Wall Street enters a shortened trading week with a cautious tone, as investors shift their attention from artificial intelligence stocks to the upcoming June employment report. The S&P 500 closed Friday at 7,353.95, down 0.05%, capping a weekly decline of 2.05%. The tech-heavy Nasdaq Composite fell 0.24% to 25,297.62, while the Dow Jones Industrial Average slipped 0.09% to 51,876.11. U.S. markets will be closed Friday for Independence Day, compressing the trading week to just four sessions.
Tech Selloff Deepens
Semiconductor stocks suffered their worst week since early April, with the PHLX chip index tumbling 7.9%. The selloff accelerated on Friday, when the index fell 5.3%, despite a strong earnings report from Micron Technology Inc (NASDAQ:MU). The broader technology sector dragged down cap-weighted indexes, even as underlying market breadth improved. The equal-weight S&P 500 gained 1.5% last week, and the S&P 600 small-cap index jumped over 3%, with seven of the 11 S&P sectors posting gains.
According to strategists at the New York Stock Exchange, the divergence between cap-weighted and equal-weight indexes signals a rotation away from mega-cap tech into smaller stocks. However, they warn that if the rotation persists, strength in small caps and cyclical sectors may not fully offset the drag from large technology names in cap-weighted benchmarks.
Jobs Data in Focus
The Bureau of Labor Statistics will release the June employment report at 8:30 a.m.

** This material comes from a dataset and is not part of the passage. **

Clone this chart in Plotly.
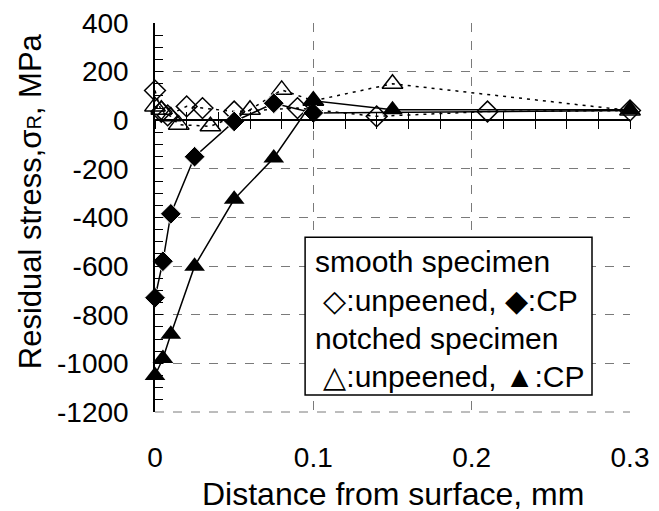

ET on Thursday, July 2. Economists polled by Reuters forecast a payroll gain of 110,000, down from May’s increase of 172,000. A stronger-than-expected jobs print could weigh on stocks, as it would reduce the likelihood of near-term Federal Reserve rate cuts. Doug Huber, deputy chief investment officer at Wealth Enhancement, told Reuters the market is “not going to treat that as good news” if hiring remains robust. Brad Conger of Hirtle & Co described the Fed as “very finely balanced,” while Julia Hermann of New York Life Investment Management called it a “live question” whether higher rates will knock tech from the lead.
Massive Fund Outflows
Investors pulled $3.53 billion from U.S. equity funds in the week ending June 24, according to LSEG Lipper, reversing a portion of the $37.63 billion inflows seen the prior week. Technology funds experienced particularly heavy redemptions, with nearly $20 billion exiting the sector after $21.46 billion in inflows the previous week. The rotation out of tech underscores growing concerns about stretched valuations and the sustainability of AI-driven gains.
Corporate and Index Moves
SpaceX (NASDAQ:SPCX) will join the Nasdaq 100 index on July 7, a move expected to trigger approximately $4.3 billion in passive fund inflows, according to JPMorgan Chase & Co (NYSE:JPM). However, Morningstar strategist Michael Field called the stock “overvalued.”
NIKE Inc (NYSE:NKE) is set to report fiscal fourth-quarter results after the bell Tuesday. The sneaker giant’s shares are seen as a barometer of consumer health, as investors look for signs of strength outside the AI sector.
Apple Inc (NASDAQ:AAPL) rebounded 3.1% on Friday, recovering some losses after a selloff triggered by price increases for iPads and MacBooks. Apple attributed the hikes to rising memory and storage chip costs. B. Riley Wealth’s Art Hogan described the move as “renewed inflationary pressure.”
Semiconductors Under Pressure
Despite Micron’s solid results, semiconductor stocks remain under pressure. David Stubbs, chief investment strategist at AlphaCore Wealth Advisory, noted that the “profitability and capex story” with AI is still intact, but the sector faces headwinds from rising costs and shifting investor sentiment. The PHLX chip index’s 7.9% weekly drop was its steepest since April.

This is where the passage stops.